Expectations, Emotional Dependence and How I Got Partly Free
I got clean and sober 13 years ago with 12 steps. It’s not the only or the best way to do it, but that’s what I did. While doing my moral inventory, I discovered (again) that I was completely dependent on the outside world for, well, pretty much everything. But the worst was that I needed others’ approval for my own self-esteem and emotional well-being. Thank the universe that I have overcome this! No, not really overcome it.
I had to reduce my expectations. I had to understand that other people did not exist in relation to me. No one owed me anything. No one. And what they did give me was a gift. I had to stop reducing people I cared about to Kirk support units. They had their own lives, and I had to derive my self esteem from within.
Participating in the Human Experience and Why Not Me?
Two things are definitely true. I’ve achieved a lot more emotional independence and I’m still really whiny. There is still a lot of work to be done. Most of the work is continuation of what I did to improve in the first place. Here are a few things that helped me.
I reduced my expectations and emotional dependence by developing myself. I built relationships with lots of people. I had to divide the burden of my madness through many people, so it took them longer to get tired of it. And when I got uncomfortable (19 times a day), I allowed myself to feel it. Eventually, the discomfort would go away when I took action. The actions for me were being a good employee, friend and husband.

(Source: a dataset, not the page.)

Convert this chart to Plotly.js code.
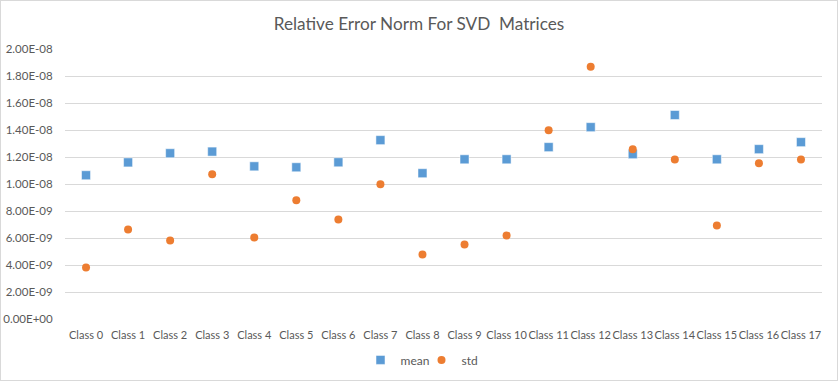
<!DOCTYPE html>
<html>
<head>
<meta charset="utf-8">
<script src="https://cdn.plot.ly/plotly-3.0.1.min.js"></script>
<style>
html,body{margin:0;padding:0;background:#fff;}
#frame{width:838px;height:381px;box-sizing:border-box;border:1px solid #d9d9d9;overflow:hidden;}
#chart{width:836px;height:379px;}
</style>
</head>
<body>
<div id="frame"><div id="chart"></div></div>
<script>
const categories = ["Class 0","Class 1","Class 2","Class 3","Class 4","Class 5","Class 6","Class 7","Class 8","Class 9","Class 10","Class 11","Class 12","Class 13","Class 14","Class 15","Class 16","Class 17"];
const meanValues = [1.065e-8,1.16e-8,1.228e-8,1.24e-8,1.131e-8,1.124e-8,1.161e-8,1.325e-8,1.08e-8,1.183e-8,1.183e-8,1.273e-8,1.421e-8,1.221e-8,1.511e-8,1.183e-8,1.258e-8,1.31e-8];
const stdValues = [3.81e-9,6.63e-9,5.81e-9,1.072e-8,6.04e-9,8.79e-9,7.37e-9,9.98e-9,4.77e-9,5.52e-9,6.19e-9,1.399e-8,1.868e-8,1.258e-8,1.181e-8,6.93e-9,1.154e-8,1.181e-8];
const yTickVals = [0,2e-9,4e-9,6e-9,8e-9,1e-8,1.2e-8,1.4e-8,1.6e-8,1.8e-8,2e-8];
const yTickText = ["0.00E+00","2.00E-09","4.00E-09","6.00E-09","8.00E-09","1.00E-08","1.20E-08","1.40E-08","1.60E-08","1.80E-08","2.00E-08"];

const txtColor = "#595959";
const traces = [
  {x: categories, y: meanValues, name: "mean", type: "scatter", mode: "markers",
   marker: {symbol: "square", size: 9, color: "#5B9BD5", line: {width: 0.5, color: "#ffffff"}}},
  {x: categories, y: stdValues, name: "std", type: "scatter", mode: "markers",
   marker: {symbol: "circle", size: 8, color: "#ED7D31", line: {width: 0}}}
];
const layout = {
  width: 836, height: 379,
  margin: {l: 64, r: 15, t: 48, b: 61},
  paper_bgcolor: "#ffffff", plot_bgcolor: "#ffffff",
  font: {family: "Lato, 'Open Sans', sans-serif", size: 12, color: txtColor},
  title: {text: "Relative Error Norm For SVD&nbsp; Matrices", font: {size: 17.2, color: txtColor, family: "Lato, 'Open Sans', sans-serif"},
          x: 0.5, xanchor: "center", y: 0.94, yanchor: "middle"},
  xaxis: {type: "category", showgrid: false, zeroline: false, showline: false,
          ticks: "outside", ticklen: 6, tickcolor: "rgba(0,0,0,0)", tickangle: 0,
          tickfont: {size: 11, color: txtColor}, range: [-0.5, 17.5], fixedrange: true},
  yaxis: {range: [0, 2e-8], tickvals: yTickVals, ticktext: yTickText, showgrid: true,
          gridcolor: "#d9d9d9", gridwidth: 1, zeroline: false, showline: false,
          ticks: "outside", ticklen: 9, tickcolor: "rgba(0,0,0,0)",
          tickfont: {size: 11.5, color: txtColor}, fixedrange: true},
  showlegend: true,
  legend: {orientation: "h", x: 0.503, xanchor: "center", xref: "container",
           y: 0.053, yanchor: "middle", yref: "container",
           font: {size: 12, color: txtColor}, itemwidth: 30, tracegroupgap: 0,
           entrywidth: 16, entrywidthmode: "pixels"},
  hovermode: false
};
Plotly.newPlot("chart", traces, layout, {displayModeBar: false, staticPlot: true});
</script>
</body>
</html>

I put the following ideas into practice. Pain, deprivation and hard work are all part of the beautiful and awful human experience. I began to participate in this more fully. I participated in the hardship, anguish, and joys of the human condition. And when something bad happened, like getting a rock in my shoe, I didn’t say “Why Me?” I said “Why not me?” Seriously, who am I to be exempt from the difficulties of life? I’m not!